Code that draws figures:
────────────────────────────────────────
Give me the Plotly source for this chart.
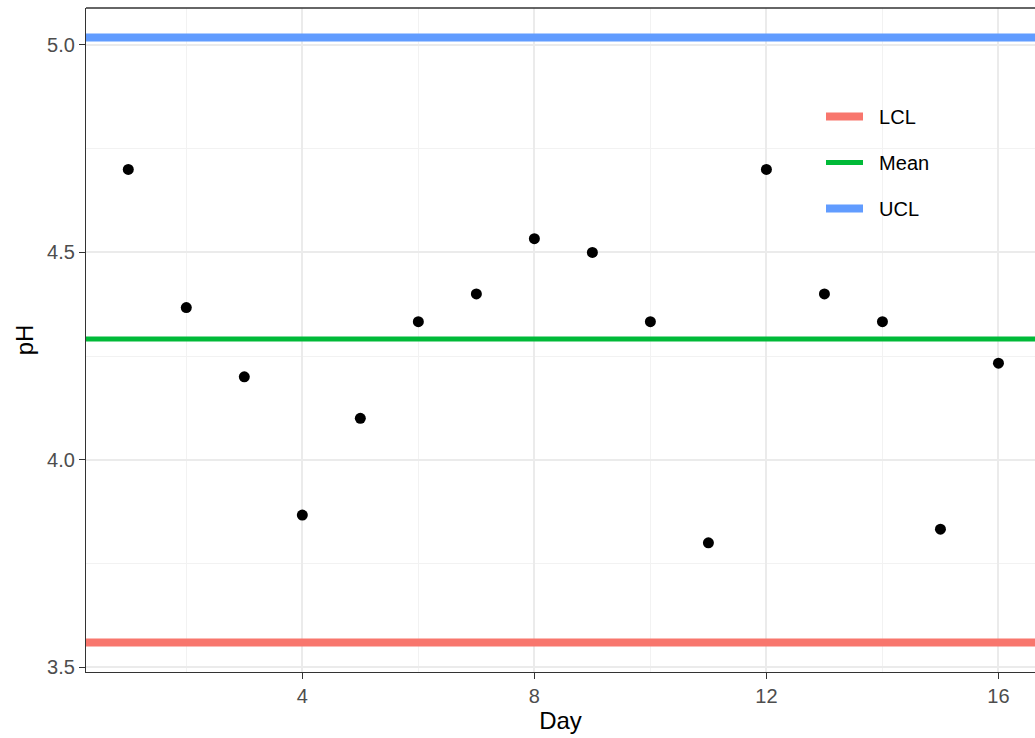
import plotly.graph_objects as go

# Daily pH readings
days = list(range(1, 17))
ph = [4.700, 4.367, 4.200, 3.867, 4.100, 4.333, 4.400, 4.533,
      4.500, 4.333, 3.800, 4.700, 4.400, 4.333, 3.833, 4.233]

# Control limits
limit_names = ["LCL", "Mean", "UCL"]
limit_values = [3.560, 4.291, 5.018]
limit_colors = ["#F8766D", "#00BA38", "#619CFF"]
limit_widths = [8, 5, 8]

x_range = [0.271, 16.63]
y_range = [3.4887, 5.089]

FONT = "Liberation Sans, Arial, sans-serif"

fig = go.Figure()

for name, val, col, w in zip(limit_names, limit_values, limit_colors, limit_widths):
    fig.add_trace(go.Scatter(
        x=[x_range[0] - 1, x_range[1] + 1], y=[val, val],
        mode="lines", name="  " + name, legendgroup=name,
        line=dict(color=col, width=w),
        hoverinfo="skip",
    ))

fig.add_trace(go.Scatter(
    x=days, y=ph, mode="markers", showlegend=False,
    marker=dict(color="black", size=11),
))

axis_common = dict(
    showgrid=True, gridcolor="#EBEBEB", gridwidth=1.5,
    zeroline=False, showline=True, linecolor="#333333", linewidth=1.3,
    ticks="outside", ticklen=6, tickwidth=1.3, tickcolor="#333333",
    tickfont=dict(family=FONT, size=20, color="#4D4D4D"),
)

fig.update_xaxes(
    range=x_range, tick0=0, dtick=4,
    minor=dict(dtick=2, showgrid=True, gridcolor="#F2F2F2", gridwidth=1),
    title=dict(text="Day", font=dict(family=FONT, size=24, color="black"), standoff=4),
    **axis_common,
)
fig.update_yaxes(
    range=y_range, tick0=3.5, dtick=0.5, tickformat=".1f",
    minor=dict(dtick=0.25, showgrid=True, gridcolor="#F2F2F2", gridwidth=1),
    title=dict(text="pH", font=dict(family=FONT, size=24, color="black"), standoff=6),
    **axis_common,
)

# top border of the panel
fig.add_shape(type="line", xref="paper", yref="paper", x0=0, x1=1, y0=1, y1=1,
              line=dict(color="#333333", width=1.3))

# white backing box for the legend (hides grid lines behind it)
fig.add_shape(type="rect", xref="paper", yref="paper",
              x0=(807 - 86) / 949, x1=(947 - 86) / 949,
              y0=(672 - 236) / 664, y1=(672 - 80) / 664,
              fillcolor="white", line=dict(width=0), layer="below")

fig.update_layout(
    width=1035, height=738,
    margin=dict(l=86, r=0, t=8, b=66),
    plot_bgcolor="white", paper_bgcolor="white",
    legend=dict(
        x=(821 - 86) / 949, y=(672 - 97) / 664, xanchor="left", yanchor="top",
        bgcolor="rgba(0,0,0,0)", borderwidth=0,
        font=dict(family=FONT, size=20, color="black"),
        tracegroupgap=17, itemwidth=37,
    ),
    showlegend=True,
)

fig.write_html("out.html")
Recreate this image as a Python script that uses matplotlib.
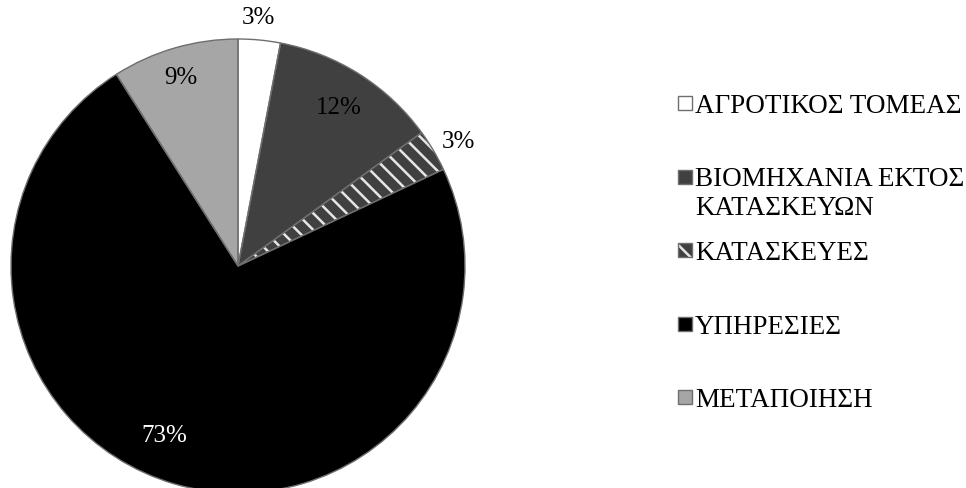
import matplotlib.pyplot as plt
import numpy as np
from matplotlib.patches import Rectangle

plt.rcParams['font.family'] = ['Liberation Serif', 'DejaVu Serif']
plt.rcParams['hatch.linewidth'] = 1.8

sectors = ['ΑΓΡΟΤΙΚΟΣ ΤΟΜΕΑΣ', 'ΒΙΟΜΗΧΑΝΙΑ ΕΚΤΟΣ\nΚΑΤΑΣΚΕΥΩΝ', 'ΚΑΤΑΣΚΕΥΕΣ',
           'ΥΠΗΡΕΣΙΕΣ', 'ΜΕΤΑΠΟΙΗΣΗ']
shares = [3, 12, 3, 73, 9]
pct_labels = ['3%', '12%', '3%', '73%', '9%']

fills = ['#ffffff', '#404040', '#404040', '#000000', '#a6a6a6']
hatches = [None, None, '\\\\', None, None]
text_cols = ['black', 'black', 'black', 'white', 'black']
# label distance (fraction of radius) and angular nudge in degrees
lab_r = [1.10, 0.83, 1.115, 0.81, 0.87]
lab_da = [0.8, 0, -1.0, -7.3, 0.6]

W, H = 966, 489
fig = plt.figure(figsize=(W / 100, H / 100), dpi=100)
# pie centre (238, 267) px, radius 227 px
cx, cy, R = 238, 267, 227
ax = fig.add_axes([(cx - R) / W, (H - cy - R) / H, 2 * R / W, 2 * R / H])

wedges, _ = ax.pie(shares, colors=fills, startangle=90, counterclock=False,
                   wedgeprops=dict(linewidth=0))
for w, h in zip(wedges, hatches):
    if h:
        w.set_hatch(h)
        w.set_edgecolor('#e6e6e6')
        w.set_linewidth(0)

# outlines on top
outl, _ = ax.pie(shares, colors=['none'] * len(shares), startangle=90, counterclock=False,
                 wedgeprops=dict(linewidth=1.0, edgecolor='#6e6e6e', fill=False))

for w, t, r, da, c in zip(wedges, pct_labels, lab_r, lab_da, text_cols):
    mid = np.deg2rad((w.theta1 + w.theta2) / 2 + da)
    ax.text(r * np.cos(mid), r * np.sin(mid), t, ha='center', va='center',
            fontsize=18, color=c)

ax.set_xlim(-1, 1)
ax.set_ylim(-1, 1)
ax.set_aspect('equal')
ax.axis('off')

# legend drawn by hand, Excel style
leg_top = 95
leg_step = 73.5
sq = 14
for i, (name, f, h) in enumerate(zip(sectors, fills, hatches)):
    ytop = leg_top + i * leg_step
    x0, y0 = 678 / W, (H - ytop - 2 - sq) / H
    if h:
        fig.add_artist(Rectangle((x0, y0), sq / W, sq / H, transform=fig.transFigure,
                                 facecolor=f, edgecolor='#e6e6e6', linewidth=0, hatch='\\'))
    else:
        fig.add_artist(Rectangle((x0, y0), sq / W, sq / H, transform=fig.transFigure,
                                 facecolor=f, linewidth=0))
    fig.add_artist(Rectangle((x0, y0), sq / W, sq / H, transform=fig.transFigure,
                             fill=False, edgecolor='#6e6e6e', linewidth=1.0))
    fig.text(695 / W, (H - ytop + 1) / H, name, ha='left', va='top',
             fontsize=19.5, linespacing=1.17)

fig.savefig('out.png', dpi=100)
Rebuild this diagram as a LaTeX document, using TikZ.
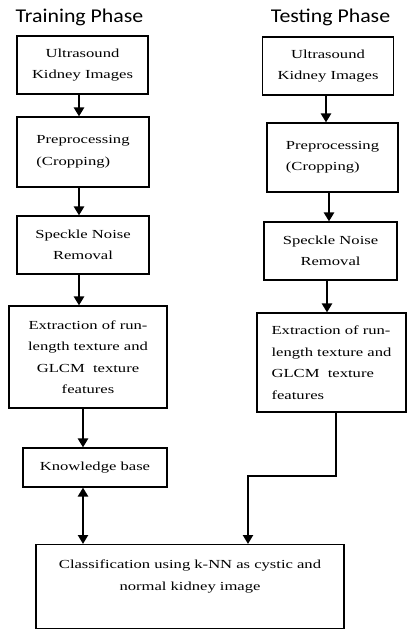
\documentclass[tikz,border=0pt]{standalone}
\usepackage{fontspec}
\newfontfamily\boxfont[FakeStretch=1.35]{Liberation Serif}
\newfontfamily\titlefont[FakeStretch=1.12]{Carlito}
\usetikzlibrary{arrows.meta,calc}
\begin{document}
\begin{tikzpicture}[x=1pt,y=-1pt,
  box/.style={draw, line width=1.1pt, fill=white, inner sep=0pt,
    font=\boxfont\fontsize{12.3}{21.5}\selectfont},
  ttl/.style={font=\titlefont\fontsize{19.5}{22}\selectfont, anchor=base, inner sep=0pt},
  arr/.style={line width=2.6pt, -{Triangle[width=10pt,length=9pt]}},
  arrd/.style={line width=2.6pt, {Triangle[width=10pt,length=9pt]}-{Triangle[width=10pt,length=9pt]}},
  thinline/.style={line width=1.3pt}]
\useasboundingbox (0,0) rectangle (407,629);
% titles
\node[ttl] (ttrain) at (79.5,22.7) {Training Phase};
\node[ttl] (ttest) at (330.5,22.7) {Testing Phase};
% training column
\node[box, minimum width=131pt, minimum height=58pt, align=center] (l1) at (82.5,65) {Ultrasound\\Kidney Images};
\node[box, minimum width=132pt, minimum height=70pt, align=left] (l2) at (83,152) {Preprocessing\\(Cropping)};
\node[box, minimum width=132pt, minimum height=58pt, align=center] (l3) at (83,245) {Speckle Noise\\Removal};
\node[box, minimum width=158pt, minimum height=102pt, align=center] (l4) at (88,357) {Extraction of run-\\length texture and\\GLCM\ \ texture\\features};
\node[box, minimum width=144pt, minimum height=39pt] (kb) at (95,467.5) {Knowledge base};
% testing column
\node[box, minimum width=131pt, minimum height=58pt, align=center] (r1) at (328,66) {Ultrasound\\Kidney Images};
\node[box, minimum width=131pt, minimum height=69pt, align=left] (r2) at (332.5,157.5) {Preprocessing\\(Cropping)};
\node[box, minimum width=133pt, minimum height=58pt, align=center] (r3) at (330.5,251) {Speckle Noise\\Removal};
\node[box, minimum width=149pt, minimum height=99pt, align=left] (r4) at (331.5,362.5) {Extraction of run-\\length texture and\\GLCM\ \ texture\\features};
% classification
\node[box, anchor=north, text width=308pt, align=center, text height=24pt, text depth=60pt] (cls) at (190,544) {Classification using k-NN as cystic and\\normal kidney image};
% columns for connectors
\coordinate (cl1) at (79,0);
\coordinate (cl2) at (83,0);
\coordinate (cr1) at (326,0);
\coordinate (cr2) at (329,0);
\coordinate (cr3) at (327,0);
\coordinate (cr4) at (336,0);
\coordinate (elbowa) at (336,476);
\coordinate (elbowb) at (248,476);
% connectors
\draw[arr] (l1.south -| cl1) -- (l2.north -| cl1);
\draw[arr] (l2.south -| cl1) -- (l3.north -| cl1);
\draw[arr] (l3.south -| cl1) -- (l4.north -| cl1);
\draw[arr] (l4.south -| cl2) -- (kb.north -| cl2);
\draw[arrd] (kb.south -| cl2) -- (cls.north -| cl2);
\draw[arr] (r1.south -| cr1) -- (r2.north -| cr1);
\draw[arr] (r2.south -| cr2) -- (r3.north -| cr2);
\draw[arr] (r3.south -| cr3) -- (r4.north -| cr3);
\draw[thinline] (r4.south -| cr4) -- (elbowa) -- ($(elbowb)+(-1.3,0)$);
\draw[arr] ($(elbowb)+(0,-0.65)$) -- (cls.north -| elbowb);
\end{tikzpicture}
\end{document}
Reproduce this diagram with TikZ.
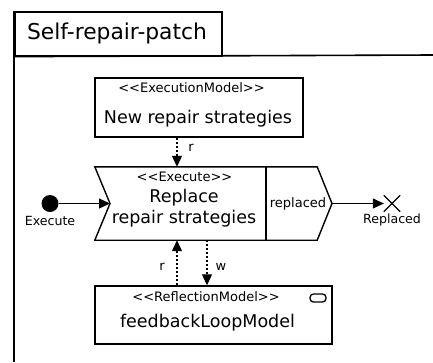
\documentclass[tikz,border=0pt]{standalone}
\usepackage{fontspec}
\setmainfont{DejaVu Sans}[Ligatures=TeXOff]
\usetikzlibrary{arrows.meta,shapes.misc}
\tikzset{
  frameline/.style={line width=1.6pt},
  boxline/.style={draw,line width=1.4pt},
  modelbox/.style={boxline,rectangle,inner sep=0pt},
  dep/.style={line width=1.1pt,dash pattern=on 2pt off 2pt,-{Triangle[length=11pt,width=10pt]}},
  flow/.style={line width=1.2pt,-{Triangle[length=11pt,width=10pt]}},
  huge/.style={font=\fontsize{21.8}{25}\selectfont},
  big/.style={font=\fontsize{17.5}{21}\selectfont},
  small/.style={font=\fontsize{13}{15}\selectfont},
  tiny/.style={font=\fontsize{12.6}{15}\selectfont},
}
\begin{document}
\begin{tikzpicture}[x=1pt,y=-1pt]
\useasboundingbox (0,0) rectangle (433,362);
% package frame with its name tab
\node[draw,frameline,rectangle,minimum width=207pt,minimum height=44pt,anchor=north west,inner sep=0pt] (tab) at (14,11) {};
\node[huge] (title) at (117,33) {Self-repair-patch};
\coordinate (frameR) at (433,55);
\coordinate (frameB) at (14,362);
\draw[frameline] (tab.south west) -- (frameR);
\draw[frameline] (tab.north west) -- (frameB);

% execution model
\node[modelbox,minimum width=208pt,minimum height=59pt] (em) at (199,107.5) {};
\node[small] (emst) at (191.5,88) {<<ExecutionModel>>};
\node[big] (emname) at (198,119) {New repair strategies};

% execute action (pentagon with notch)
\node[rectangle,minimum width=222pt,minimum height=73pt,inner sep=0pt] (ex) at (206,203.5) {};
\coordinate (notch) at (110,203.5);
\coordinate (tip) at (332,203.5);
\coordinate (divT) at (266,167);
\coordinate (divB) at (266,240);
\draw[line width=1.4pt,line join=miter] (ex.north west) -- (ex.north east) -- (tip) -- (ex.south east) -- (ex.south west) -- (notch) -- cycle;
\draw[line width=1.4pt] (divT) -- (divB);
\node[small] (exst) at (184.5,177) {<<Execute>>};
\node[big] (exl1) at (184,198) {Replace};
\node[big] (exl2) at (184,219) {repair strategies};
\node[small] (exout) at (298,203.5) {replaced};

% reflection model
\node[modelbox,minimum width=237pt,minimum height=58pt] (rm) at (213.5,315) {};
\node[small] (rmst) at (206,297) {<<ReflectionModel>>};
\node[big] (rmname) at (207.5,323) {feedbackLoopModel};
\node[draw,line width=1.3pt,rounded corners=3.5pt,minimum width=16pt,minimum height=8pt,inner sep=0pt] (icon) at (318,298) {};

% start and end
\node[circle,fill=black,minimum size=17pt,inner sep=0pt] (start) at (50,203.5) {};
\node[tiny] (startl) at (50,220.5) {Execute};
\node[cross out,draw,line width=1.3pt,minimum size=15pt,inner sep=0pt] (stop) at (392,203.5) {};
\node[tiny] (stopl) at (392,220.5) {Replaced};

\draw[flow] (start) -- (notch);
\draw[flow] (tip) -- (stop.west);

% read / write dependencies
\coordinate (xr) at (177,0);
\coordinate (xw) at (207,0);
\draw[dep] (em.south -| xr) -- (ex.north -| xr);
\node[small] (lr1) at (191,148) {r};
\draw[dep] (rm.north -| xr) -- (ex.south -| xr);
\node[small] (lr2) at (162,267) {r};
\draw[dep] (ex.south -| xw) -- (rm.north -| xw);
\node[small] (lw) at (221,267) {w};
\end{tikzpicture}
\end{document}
────────────────────────────────────────
* _TASK PROMPT_
Find all the lines containing "with" in the material, then copy them.

* _REPLY TO THE TASK_
Reproduce this diagram with TikZ.
% package frame with its name tab
% execute action (pentagon with notch)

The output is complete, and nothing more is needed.